Evidence for safe and fair AI systems is possible as long as you define what "safe" and "fair" mean for your usecase. Fairness might look like "no cohort has >5% higher false positive rate than another" and safety might mean "the model must have a false negative rate of less than 15%". Safety more so encompasses the workflows around the model, including human intervention, auditing, monitoring, etc.
This is cool, but I’m a little skeptical. If Parachute uses AI agents to evaluate other models, who’s evaluating the AI agents? It’s hard to imagine it’s safe to entrust model validation and bias assessments to an automated system, especially in healthcare. Validating clinical AI is pretty complex between finding the right data, ensure event timings are accurate, simulating the model, etc. That’s why I’m guessing Parachute is a little less automated than the landing page makes it out to be, which is maybe a good thing. Regardless, this is cool. Hope you make AI in healthcare more safe.
That’s a great point. We don’t use AI agents to grade other models. Instead, we run in-house evaluations tailored to each category of clinical AI, giving hospitals an apples-to-apples comparison between similar vendors.
This line of thinking always leaves me confused about other peoples experience in the Pre-AI world. People and systems around me fail all the time because evaluation fails. Yes, the failure modes are different but I don't consider them favorable without AI. In fact, I consider that they are better.
Please don't make this mistake of thinking "aha, but you see, a human intervened!" This will never happen in the real world for the vast majority of humans in a similar scenario.
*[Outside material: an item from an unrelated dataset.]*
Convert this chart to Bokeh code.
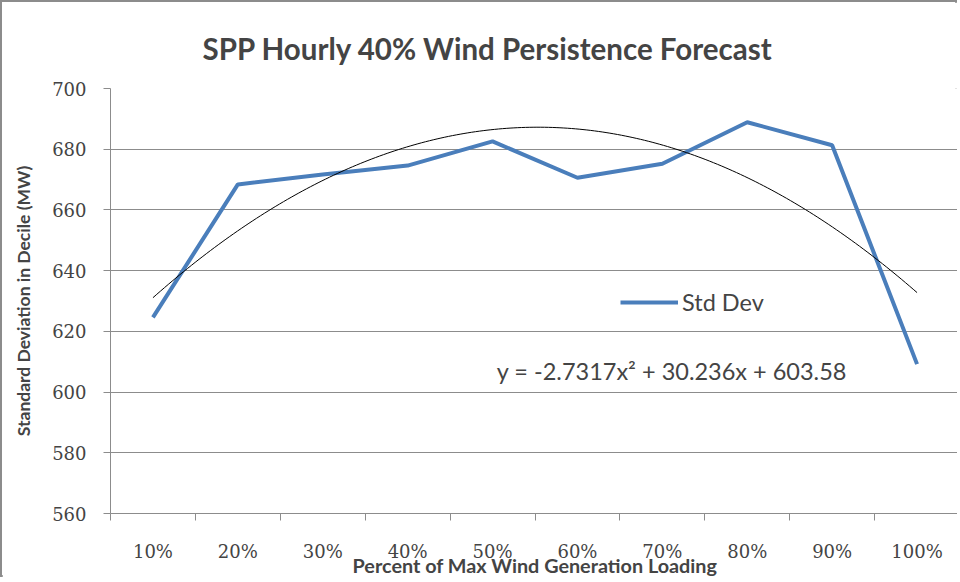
from bokeh.plotting import figure
from bokeh.models import FixedTicker, Label, Legend, LegendItem, ColumnDataSource
from bokeh.embed import file_html
from bokeh.resources import INLINE
import numpy as np

categories = ["10%", "20%", "30%", "40%", "50%", "60%", "70%", "80%", "90%", "100%"]
std_dev = [624.6, 668.4, 671.7, 674.6, 682.6, 670.6, 675.2, 688.9, 681.3, 609.2]
trend_coef = [-2.7317, 30.236, 603.58]  # y = a x^2 + b x + c (displayed trendline)
y_ticks = [560, 580, 600, 620, 640, 660, 680, 700]

xs = list(range(1, len(categories) + 1))
tx = np.linspace(1, len(categories), 200)
ty = trend_coef[0] * tx ** 2 + trend_coef[1] * tx + trend_coef[2]

SANS = "Lato"
SERIF = "DejaVu Serif"
GRID = "#8c8c8c"
BLUE = "#4a7ebb"

p = figure(width=957, height=577, output_backend="svg", toolbar_location=None,
           x_range=(0.5, len(categories) + 0.5), y_range=(y_ticks[0], y_ticks[-1]),
           min_border_left=108, min_border_right=0, min_border_top=86, min_border_bottom=66)
p.styles = {"border-left": "2px solid #8c8c8c", "border-top": "2px solid #8c8c8c",
            "outline": "2px solid #8c8c8c", "outline-offset": "-2px"}

p.title.text = "SPP Hourly 40% Wind Persistence Forecast"
p.title.align = "left"
p.title.text_font = SANS
p.title.text_font_size = "29.5px"
p.title.text_font_style = "bold"
p.title.offset = 92
p.title.standoff = 45

p.outline_line_color = None
p.xgrid.grid_line_color = None
p.ygrid.grid_line_color = GRID
p.ygrid.grid_line_width = 1

p.yaxis.ticker = FixedTicker(ticks=y_ticks)
p.yaxis.axis_line_color = GRID
p.yaxis.major_tick_line_color = GRID
p.yaxis.major_tick_out = 7
p.yaxis.major_tick_in = 0
p.yaxis.minor_tick_line_color = None
p.yaxis.major_label_text_font = SERIF
p.yaxis.major_label_text_font_size = "18px"
p.yaxis.major_label_standoff = 17
p.yaxis.axis_label = "Standard Deviation in Decile (MW)"
p.yaxis.axis_label_text_font = SANS
p.yaxis.axis_label_text_font_style = "bold"
p.yaxis.axis_label_text_font_size = "17.5px"
p.yaxis.axis_label_standoff = 15

p.xaxis.ticker = FixedTicker(ticks=xs, minor_ticks=[x - 0.5 for x in xs] + [xs[-1] + 0.5])
p.xaxis.major_label_overrides = {x: c for x, c in zip(xs, categories)}
p.xaxis.axis_line_color = GRID
p.xaxis.major_tick_line_color = None
p.xaxis.major_tick_out = 7
p.xaxis.major_tick_in = 0
p.xaxis.minor_tick_line_color = GRID
p.xaxis.minor_tick_out = 7
p.xaxis.minor_tick_in = 0
p.xaxis.major_label_text_font = SERIF
p.xaxis.major_label_text_font_size = "18px"
p.xaxis.major_label_standoff = 20
p.xaxis.axis_label = "Percent of Max Wind Generation Loading"
p.xaxis.axis_label_text_font = SANS
p.xaxis.axis_label_text_font_style = "bold"
p.xaxis.axis_label_text_font_size = "19.8px"
p.xaxis.axis_label_standoff = -12

src = ColumnDataSource(dict(x=xs, y=std_dev))
r = p.line("x", "y", source=src, line_color=BLUE, line_width=4)
p.line(tx, ty, line_color="black", line_width=1)

legend = Legend(items=[LegendItem(label="Std Dev", renderers=[r])],
                location=(510, 197), border_line_color=None, background_fill_alpha=0,
                label_text_font=SANS, label_text_font_size="23.5px",
                glyph_width=58, label_standoff=4, padding=0, margin=0)
p.add_layout(legend)

eq = Label(x=5.05, y=606.8, text="y = -2.7317x\u00b2 + 30.236x + 603.58",
           text_font=SANS, text_font_size="23.5px", text_baseline="middle")
p.add_layout(eq)

open("out.html", "w").write(file_html(p, INLINE))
I'm afraid I don't quite understand your point. What line of thinking are you referencing? Also risk scores and algorithms have been used in medicine for over 50 years, so evaluating them isn't anything new.
> This is cool, but I’m a little skeptical. If Parachute uses AI agents to evaluate other models, who’s evaluating the AI agents?
Usually you can run human-in-the-loop spot checks to ensure that there's parity between your LLM evaluators and the equivalent specialist human evaluator.
Is anyone else sick of hearing "AI agent"? I can't fully explain the feeling, but it's nauseating. Y Combinator is probably the worst culprit in using it, especially on their YouTube channel.
Nope. It is the same as getting sick of hearing "new JS framework" before there was a real new JS framework fatigue. Or: get used, it's just the beginning.